October 9, 2008 by Becca Caddy · 1 Comment 

Hello, I’m Becca and I’m from Scarborough, a small coastal town which everyone seems to find really fun and novel when I tell them that’s where I live. Unfortunately, It was neither of those things growing up and that’s probably why I’ve enjoyed living in a lively city like Leeds for the past three years.clip_image002

After completing an English degree at the University of Leeds I have just begun an MA in Public Relations at Leeds Metropolitan University. So, when fellow students shout about the competition between “met” and “uni” I’m a bit of a misfit and tend to keep quiet. I’m already really enjoying my course and probably feel far too excited about the fact that I have finally decided which area I want to work in after toying with the idea of every profession up until now.

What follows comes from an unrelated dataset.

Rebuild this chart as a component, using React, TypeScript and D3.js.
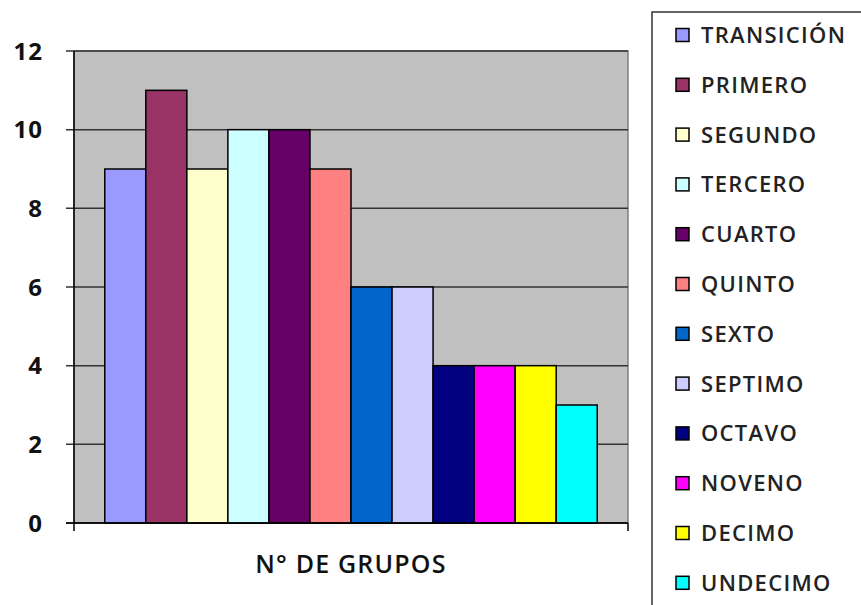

I found my degree very demanding so although I sat and worried about my career, my future, my aspirations and all the work experience I should be getting I didn’t actually go out and do much about it. However, now I’m back in education, very focused and extremely passionate about pursuing a career in PR. If anything my indecisiveness has made me even more determined to gain as much experience and knowledge as possible.

This is why I’m very happy to have secured some experience alongside the start of my course, at Wolfstar. As I am only learning the basics of PR at the moment I have yet to find out which area interests me the most. However, I am intrigued about the power of the internet in regards to public relations and communications so feel that my experience at Wolfstar will be extremely rewarding.

As well as enjoying my course at the moment I also love interesting accents, Christmas time and being by the sea. Oh, and I have a bit of an obsession with the cinema and day trips to Ikea.